The council’s pledge comes following a successful awareness day held across Abergavenny’s Bailey Park, Usk town and Raglan village, where poo bags were handed out to people walking their dogs who need them. Dog owners were also encouraged to use the many dog waste and litter bins at the entrances to Bailey Park to dispose of bagged dog waste, or alternatively take it home where it can be placed in a household waste bin.
In Usk, the Pooper Snooper app has been adopted to help tackle dog fouling in the town. The app maps all the dog poo and litter bins in the town, so it is easy to find out the location of each bin for people with a new dog or who are visitors to the area. It also provides a method of reporting dog fouling incidents, which can help identify hot spot areas where patrolling could be increased or a bin provided. The more people that use the app, the greater its usefulness in tackling the problem.
In Raglan, various hot spot sites identified on social media were visited and a pavement stencil used to remind dog owners to ‘Clean It Up’. All of the dog owners encountered in the village were carrying bags, which helps highlight that the vast majority of dog owners are responsible and support the need to ‘bag it and bin it’.

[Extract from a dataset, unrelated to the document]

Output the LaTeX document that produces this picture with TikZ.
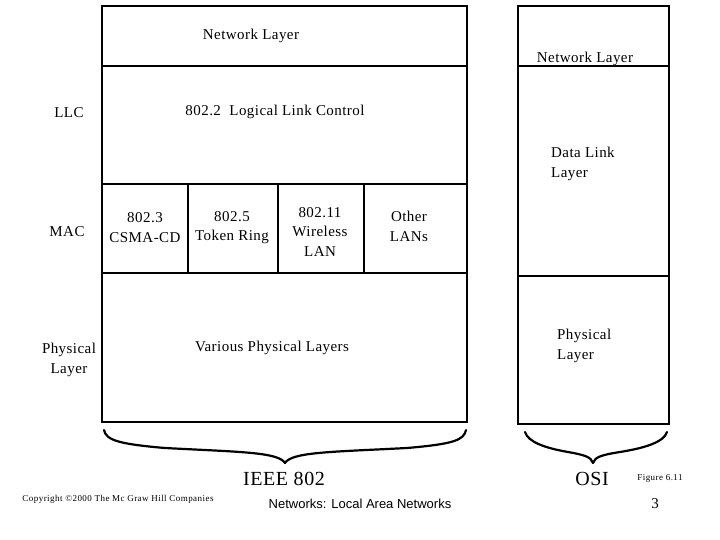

Apart from the obvious unpleasant issues of dog mess on shoes, pushchairs, bikes and wheelchairs, dog faeces carry very real health risks. Toxocariasis is an infection transmitted from animals to humans through contact with parasitic roundworm eggs, usually through pet faeces that have not been cleared from the ground. People playing sports or sitting on the ground are more likely to be at risk from toxocariasis, which can cause blindness, damage to organs and, in rare cases, septicaemia. The risk can be reduced if owners clean up their pets’ faeces from the ground and if their animals are treated regularly for roundworm. Dog faeces are also damaging to farm livestock, and reduce the value of crops such as silage and hay.
Authorised officers of Monmouthshire County Council can serve a fixed penalty notice of £75 on someone who is witnessed not cleaning up their dog’s faeces. If the fixed penalty notice is not paid, a much heavier fine of up to £1000 can be imposed by a magistrate. In addition, any resident who witnesses dog fouling can report it via the council’s website.
Frances O’Brien, Chief Officer for Enterprise said:
“Our teams work exceptionally hard to keep Monmouthshire’s green spaces and public areas to a high standard and it’s important as residents or as visitors to make sure we are cleaning up after our pets. Not only does dog fouling carry the risk of a fine but it also carries the risk of health issues. Please make sure you are disposing of your dog’s mess appropriately so residents and their four-legged friends can continue enjoying all of Monmouthshire’s beautiful open spaces.”